__Exercise task__
Check every line below for the word "Reproduce" and give only the number of lines where it appears.

__Recorded information__
◇ ◇ ◇

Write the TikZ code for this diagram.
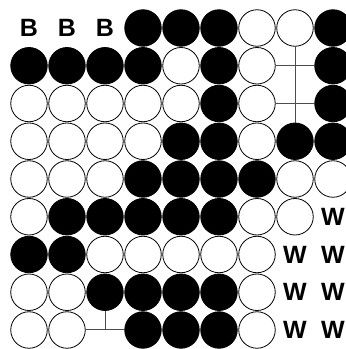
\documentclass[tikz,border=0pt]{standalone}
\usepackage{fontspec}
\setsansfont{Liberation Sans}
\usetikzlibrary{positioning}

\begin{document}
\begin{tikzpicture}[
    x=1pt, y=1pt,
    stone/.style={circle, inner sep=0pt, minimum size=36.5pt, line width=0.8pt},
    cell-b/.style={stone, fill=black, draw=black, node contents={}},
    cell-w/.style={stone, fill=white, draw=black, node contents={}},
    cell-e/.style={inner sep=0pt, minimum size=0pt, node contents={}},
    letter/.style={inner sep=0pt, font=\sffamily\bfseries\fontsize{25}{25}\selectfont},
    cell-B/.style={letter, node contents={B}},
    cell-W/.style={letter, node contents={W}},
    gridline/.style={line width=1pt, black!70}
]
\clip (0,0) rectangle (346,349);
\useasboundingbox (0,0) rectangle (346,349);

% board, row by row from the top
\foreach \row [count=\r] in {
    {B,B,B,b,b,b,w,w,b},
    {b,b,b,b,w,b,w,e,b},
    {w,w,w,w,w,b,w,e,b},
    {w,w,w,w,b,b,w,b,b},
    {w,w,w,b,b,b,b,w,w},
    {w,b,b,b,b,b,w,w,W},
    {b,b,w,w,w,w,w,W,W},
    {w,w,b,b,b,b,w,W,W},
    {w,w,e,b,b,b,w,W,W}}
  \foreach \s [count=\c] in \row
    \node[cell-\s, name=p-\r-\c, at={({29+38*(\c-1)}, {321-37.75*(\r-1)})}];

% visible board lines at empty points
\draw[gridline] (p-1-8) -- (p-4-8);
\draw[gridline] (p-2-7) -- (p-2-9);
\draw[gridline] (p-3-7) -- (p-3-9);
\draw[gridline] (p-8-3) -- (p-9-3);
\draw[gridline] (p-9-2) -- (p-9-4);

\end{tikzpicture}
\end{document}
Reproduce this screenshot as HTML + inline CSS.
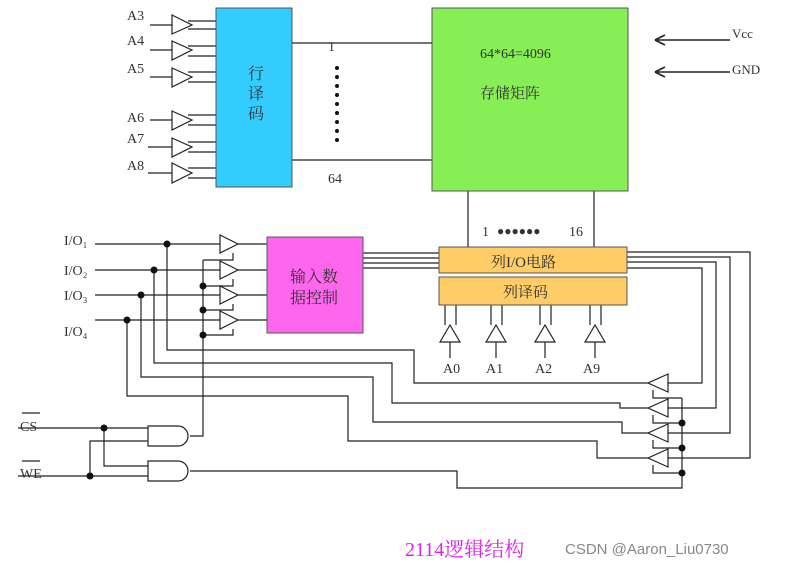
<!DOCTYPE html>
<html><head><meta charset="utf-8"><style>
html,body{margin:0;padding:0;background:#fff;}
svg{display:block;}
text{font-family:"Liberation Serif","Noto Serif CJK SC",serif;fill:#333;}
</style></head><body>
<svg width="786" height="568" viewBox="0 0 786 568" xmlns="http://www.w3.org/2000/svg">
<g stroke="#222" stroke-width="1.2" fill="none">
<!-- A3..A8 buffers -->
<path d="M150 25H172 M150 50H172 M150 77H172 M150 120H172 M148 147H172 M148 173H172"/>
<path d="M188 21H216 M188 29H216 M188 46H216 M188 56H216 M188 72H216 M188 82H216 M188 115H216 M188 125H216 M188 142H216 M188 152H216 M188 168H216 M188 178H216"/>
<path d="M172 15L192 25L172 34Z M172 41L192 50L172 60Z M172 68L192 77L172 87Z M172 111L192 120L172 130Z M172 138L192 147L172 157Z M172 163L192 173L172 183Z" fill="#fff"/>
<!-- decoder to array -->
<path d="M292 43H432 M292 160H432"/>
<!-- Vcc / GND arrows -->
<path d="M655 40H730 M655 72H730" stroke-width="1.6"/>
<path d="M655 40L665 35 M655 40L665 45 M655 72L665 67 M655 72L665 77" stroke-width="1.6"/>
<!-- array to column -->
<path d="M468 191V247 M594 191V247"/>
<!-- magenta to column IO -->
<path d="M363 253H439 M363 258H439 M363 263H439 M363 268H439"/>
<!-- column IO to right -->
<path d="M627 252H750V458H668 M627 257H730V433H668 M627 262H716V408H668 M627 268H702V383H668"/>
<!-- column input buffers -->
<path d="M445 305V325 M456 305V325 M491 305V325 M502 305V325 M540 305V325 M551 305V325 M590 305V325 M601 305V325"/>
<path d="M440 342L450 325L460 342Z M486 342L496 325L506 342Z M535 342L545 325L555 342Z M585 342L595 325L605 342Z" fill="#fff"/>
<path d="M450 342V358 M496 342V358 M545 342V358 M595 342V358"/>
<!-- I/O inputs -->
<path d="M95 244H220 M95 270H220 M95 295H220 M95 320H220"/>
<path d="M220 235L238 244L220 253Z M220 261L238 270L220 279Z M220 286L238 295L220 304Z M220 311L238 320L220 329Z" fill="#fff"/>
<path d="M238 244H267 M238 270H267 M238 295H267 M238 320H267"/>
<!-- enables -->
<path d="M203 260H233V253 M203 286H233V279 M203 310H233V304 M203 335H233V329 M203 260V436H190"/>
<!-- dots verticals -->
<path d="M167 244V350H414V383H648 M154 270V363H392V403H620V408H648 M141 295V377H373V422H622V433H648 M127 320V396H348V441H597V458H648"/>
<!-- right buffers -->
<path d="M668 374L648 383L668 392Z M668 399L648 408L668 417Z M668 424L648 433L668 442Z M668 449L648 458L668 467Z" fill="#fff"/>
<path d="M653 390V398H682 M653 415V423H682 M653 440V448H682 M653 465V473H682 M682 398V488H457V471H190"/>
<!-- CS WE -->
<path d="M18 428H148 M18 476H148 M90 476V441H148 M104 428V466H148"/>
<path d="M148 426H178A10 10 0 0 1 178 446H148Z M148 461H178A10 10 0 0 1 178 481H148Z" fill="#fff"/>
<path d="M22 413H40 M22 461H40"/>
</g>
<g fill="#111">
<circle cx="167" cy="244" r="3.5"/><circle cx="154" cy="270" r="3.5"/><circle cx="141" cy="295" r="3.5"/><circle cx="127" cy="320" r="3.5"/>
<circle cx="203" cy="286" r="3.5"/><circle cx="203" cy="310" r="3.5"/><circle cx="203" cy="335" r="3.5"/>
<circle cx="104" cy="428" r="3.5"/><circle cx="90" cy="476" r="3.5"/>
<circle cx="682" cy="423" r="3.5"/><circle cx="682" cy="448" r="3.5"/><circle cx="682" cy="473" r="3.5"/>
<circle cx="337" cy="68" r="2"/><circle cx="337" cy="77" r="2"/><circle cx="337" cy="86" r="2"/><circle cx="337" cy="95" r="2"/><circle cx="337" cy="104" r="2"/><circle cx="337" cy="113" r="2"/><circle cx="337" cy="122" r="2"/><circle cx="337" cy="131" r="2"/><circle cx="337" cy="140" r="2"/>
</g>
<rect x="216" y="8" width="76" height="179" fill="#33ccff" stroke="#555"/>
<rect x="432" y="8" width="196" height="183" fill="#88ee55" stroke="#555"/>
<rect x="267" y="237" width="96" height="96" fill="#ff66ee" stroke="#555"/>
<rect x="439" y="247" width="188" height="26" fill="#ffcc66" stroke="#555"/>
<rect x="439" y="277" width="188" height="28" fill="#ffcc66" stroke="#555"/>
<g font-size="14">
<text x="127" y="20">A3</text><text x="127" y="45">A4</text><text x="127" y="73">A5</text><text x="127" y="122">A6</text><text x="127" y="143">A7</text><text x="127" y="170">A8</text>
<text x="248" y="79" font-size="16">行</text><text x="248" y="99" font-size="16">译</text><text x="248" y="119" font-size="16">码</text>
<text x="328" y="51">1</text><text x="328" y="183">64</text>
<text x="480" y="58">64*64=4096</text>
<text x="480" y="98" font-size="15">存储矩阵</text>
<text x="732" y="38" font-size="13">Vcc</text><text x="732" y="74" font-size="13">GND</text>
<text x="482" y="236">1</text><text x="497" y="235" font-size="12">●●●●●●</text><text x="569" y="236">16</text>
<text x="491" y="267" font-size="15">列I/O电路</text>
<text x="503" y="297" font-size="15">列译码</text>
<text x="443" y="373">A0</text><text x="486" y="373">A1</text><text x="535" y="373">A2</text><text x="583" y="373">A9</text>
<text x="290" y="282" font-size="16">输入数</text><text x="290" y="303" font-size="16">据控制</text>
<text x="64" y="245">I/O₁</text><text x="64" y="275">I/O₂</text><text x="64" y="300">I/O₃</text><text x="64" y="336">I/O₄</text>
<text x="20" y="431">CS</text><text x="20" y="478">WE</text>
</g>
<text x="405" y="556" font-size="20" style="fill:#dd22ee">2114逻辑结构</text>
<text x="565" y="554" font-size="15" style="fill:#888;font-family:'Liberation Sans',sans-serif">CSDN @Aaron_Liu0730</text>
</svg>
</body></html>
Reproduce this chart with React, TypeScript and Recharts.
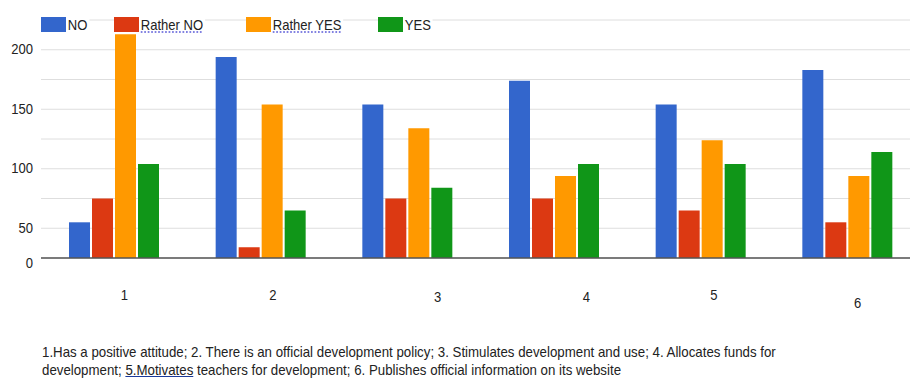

◇ ◇ ◇

__Output__
2